I think it is a mute point on Washington taking comunion in a church. The fact remains he was a follower of the faith before and after the Revolution. The difference between the US and the UK is in the US, the church was not dictated by the government and had no political powers. During that time the UK church had expansive political powers in the government. Thus the separation of the church and the state rule was invented here in the US to prevent that quagmire.

SmartLX said...

The impression I've always had, even from church-state separatists, is that Washington was one of the more religious founding fathers. It's Jefferson that the Texas Board of Education is trying to de-emphasise in history class, not Washington.

JD Curtis said...

I decided to address President Jefferson in a seperate entry.

IlĂ­on said...

"who's" and "it's"

You may take this as pointless sniping.
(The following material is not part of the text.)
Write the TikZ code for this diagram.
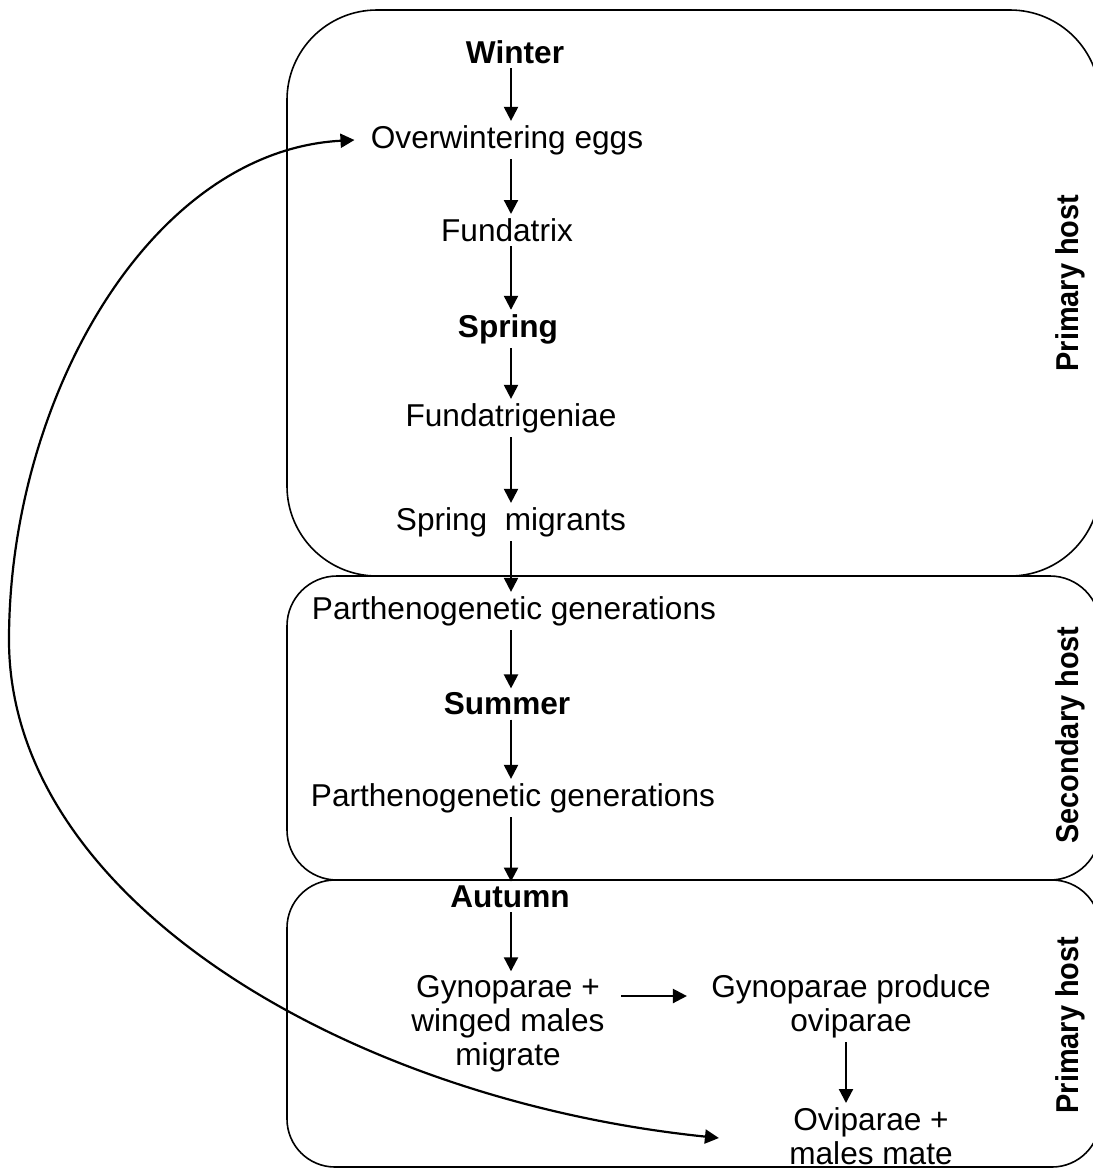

I hope not, yet if you do ...

The words 'who's' and 'it's' are not the possessive case for 'who' and 'it,' they are contractions for 'who is' and 'it is' -- the possessive for these words are 'whose' and 'its.'

Oddly enough, the persons who write 'who's' and 'it's' when they ought to write 'whose' and 'its' almost invariably write 'whose' and 'its' when they ooght to write 'who's' and 'it's.'

JD Curtis said...

I admit that my spelling can be atrocious at times. I actually appreciate your above entry in that it might help eliminate errors in the future.

King of Ireland said...

This blog post may help answer the question you pose in your title which I assume was taken from my post linked at Dr. Lillback's blog:

http://americancreation.blogspot.com/2010/07/does-it-really-matter-if-george.html

I am not an atheist at all. I am a Christian.